* **TASK GOAL**
From the first line of the listing below to the line with "0.455, 0.55, 0.616];", print each line exactly, and nothing more. Leave out the pictures.

* **SOURCE EXCERPT**
--------------------

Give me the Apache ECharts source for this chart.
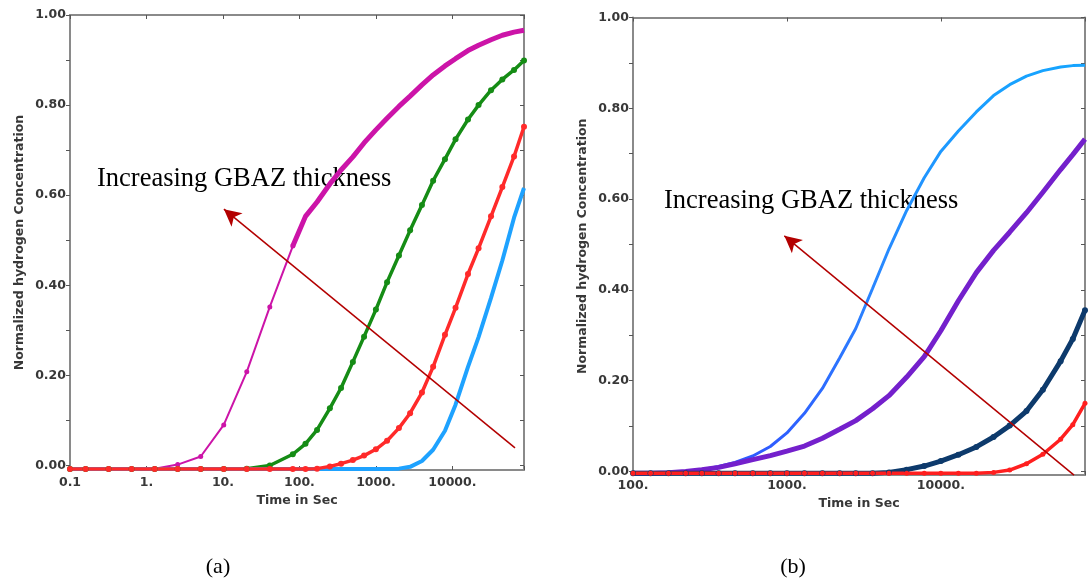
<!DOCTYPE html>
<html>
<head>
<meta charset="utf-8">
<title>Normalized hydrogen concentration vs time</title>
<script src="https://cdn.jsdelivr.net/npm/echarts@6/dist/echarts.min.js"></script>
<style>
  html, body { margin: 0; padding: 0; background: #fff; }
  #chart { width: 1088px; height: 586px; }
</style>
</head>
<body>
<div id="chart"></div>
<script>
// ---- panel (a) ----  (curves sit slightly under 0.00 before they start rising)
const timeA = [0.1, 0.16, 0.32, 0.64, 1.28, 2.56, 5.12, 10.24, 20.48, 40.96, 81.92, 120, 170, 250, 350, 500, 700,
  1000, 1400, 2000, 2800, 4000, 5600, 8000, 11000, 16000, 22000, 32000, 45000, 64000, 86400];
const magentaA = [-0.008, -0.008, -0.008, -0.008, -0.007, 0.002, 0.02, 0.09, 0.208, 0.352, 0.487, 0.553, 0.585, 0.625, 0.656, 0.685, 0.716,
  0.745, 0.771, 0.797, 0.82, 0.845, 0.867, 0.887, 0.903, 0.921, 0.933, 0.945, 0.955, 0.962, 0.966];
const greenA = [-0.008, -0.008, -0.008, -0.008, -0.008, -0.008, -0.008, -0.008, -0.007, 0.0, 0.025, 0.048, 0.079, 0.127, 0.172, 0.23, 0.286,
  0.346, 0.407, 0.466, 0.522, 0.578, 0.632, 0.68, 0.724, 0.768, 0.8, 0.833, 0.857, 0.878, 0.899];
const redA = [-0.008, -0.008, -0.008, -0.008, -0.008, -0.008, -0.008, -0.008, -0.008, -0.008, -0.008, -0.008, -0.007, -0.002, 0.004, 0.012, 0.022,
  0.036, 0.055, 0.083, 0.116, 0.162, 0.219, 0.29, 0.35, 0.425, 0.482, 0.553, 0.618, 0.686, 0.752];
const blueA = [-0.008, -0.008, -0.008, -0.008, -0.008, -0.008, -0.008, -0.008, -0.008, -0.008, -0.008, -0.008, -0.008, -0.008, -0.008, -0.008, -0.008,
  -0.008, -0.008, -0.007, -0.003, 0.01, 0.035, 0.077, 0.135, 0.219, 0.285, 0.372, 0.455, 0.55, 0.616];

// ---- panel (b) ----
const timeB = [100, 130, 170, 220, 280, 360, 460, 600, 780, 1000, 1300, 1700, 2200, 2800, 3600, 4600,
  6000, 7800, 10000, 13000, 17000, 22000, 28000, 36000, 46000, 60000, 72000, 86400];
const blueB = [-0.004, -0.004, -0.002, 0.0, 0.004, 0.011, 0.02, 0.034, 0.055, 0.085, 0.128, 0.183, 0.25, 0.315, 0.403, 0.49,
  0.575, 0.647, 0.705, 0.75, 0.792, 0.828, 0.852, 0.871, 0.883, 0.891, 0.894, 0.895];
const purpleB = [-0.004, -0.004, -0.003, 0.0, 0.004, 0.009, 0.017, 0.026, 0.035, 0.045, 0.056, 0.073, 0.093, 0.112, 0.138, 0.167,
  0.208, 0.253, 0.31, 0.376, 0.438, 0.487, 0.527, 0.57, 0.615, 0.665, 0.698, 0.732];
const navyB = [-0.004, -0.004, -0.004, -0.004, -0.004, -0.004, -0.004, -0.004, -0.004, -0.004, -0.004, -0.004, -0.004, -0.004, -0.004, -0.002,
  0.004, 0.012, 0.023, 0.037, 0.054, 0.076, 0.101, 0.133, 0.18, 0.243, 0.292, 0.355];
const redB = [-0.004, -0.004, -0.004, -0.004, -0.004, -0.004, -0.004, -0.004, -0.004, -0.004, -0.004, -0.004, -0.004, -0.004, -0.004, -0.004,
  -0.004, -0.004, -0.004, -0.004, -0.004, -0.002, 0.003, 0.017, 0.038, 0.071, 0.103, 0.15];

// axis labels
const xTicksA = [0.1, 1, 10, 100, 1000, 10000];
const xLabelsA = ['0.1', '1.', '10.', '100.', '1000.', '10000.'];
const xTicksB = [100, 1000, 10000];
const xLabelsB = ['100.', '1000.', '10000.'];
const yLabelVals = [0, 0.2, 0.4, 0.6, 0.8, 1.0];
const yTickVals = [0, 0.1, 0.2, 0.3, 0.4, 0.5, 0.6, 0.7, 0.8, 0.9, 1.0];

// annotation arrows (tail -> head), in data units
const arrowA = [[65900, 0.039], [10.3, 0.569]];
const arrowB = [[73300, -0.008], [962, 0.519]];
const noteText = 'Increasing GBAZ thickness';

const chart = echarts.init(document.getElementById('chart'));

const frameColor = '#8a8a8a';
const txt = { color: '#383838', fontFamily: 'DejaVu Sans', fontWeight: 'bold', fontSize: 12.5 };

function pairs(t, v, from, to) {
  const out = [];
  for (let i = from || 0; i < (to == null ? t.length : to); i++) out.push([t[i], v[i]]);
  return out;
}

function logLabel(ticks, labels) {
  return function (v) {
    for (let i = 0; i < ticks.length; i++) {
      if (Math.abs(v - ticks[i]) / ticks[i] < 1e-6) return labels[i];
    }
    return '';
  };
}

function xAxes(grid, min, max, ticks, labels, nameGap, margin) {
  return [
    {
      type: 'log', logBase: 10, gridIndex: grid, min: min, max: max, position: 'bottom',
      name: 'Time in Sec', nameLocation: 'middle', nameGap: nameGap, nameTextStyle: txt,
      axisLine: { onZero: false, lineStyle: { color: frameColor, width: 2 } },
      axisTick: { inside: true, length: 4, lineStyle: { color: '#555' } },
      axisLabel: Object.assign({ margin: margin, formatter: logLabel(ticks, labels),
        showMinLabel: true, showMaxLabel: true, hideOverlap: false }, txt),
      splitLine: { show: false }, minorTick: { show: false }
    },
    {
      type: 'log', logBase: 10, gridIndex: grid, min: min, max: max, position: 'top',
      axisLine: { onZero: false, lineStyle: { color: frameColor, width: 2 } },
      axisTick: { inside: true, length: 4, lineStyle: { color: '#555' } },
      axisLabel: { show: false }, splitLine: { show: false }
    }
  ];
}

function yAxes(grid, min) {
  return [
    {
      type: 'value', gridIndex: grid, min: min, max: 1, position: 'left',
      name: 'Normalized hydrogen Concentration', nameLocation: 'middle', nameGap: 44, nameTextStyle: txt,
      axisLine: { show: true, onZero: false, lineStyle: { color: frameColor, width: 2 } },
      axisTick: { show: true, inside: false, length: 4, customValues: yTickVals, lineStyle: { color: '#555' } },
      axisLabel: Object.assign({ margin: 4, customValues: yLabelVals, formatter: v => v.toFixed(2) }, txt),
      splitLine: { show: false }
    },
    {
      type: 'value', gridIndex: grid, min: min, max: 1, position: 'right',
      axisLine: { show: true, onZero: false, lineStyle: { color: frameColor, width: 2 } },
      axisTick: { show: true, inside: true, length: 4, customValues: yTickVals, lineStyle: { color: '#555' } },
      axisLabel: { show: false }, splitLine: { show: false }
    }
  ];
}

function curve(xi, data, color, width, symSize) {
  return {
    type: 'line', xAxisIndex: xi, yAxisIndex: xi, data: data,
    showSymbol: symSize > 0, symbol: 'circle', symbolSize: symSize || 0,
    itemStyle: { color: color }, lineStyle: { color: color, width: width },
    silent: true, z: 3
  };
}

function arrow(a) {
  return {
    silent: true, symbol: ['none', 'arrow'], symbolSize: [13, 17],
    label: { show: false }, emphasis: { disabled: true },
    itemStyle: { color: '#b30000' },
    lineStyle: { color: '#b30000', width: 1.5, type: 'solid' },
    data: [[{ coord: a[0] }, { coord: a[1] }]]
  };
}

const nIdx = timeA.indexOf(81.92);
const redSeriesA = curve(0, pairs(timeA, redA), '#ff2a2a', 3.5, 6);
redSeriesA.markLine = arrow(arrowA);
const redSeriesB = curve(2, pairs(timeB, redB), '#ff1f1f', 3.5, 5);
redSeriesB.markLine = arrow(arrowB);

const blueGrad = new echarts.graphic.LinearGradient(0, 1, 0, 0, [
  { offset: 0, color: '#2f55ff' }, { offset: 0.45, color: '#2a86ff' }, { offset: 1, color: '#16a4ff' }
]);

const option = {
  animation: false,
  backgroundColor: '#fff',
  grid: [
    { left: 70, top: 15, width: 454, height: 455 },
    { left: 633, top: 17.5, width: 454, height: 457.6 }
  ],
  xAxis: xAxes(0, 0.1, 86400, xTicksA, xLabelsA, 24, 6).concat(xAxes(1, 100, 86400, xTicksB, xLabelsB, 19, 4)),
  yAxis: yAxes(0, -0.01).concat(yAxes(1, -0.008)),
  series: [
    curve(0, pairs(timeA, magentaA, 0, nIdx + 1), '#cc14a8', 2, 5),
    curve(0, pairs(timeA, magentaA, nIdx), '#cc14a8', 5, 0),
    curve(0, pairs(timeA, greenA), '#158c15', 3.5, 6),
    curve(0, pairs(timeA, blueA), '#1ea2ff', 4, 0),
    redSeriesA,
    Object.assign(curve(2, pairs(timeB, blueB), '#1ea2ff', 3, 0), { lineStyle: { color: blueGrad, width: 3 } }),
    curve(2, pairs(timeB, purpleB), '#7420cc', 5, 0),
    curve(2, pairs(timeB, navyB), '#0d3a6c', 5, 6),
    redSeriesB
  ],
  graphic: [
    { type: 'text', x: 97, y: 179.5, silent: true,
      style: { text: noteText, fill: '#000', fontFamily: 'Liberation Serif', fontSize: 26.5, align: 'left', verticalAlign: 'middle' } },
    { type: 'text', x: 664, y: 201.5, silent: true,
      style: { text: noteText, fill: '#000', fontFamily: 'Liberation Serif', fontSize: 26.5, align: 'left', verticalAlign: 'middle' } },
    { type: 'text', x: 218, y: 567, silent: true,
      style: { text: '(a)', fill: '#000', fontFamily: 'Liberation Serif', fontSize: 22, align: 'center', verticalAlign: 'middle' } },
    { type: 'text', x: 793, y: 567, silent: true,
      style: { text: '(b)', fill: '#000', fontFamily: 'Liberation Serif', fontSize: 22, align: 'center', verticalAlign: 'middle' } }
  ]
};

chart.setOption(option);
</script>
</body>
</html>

--------------------

* **WRITTEN ANSWER**
Give me the Apache ECharts source for this chart.
<!DOCTYPE html>
<html>
<head>
<meta charset="utf-8">
<title>Normalized hydrogen concentration vs time</title>
<script src="https://cdn.jsdelivr.net/npm/echarts@6/dist/echarts.min.js"></script>
<style>
  html, body { margin: 0; padding: 0; background: #fff; }
  #chart { width: 1088px; height: 586px; }
</style>
</head>
<body>
<div id="chart"></div>
<script>
// ---- panel (a) ----  (curves sit slightly under 0.00 before they start rising)
const timeA = [0.1, 0.16, 0.32, 0.64, 1.28, 2.56, 5.12, 10.24, 20.48, 40.96, 81.92, 120, 170, 250, 350, 500, 700,
  1000, 1400, 2000, 2800, 4000, 5600, 8000, 11000, 16000, 22000, 32000, 45000, 64000, 86400];
const magentaA = [-0.008, -0.008, -0.008, -0.008, -0.007, 0.002, 0.02, 0.09, 0.208, 0.352, 0.487, 0.553, 0.585, 0.625, 0.656, 0.685, 0.716,
  0.745, 0.771, 0.797, 0.82, 0.845, 0.867, 0.887, 0.903, 0.921, 0.933, 0.945, 0.955, 0.962, 0.966];
const greenA = [-0.008, -0.008, -0.008, -0.008, -0.008, -0.008, -0.008, -0.008, -0.007, 0.0, 0.025, 0.048, 0.079, 0.127, 0.172, 0.23, 0.286,
  0.346, 0.407, 0.466, 0.522, 0.578, 0.632, 0.68, 0.724, 0.768, 0.8, 0.833, 0.857, 0.878, 0.899];
const redA = [-0.008, -0.008, -0.008, -0.008, -0.008, -0.008, -0.008, -0.008, -0.008, -0.008, -0.008, -0.008, -0.007, -0.002, 0.004, 0.012, 0.022,
  0.036, 0.055, 0.083, 0.116, 0.162, 0.219, 0.29, 0.35, 0.425, 0.482, 0.553, 0.618, 0.686, 0.752];
const blueA = [-0.008, -0.008, -0.008, -0.008, -0.008, -0.008, -0.008, -0.008, -0.008, -0.008, -0.008, -0.008, -0.008, -0.008, -0.008, -0.008, -0.008,
  -0.008, -0.008, -0.007, -0.003, 0.01, 0.035, 0.077, 0.135, 0.219, 0.285, 0.372, 0.455, 0.55, 0.616];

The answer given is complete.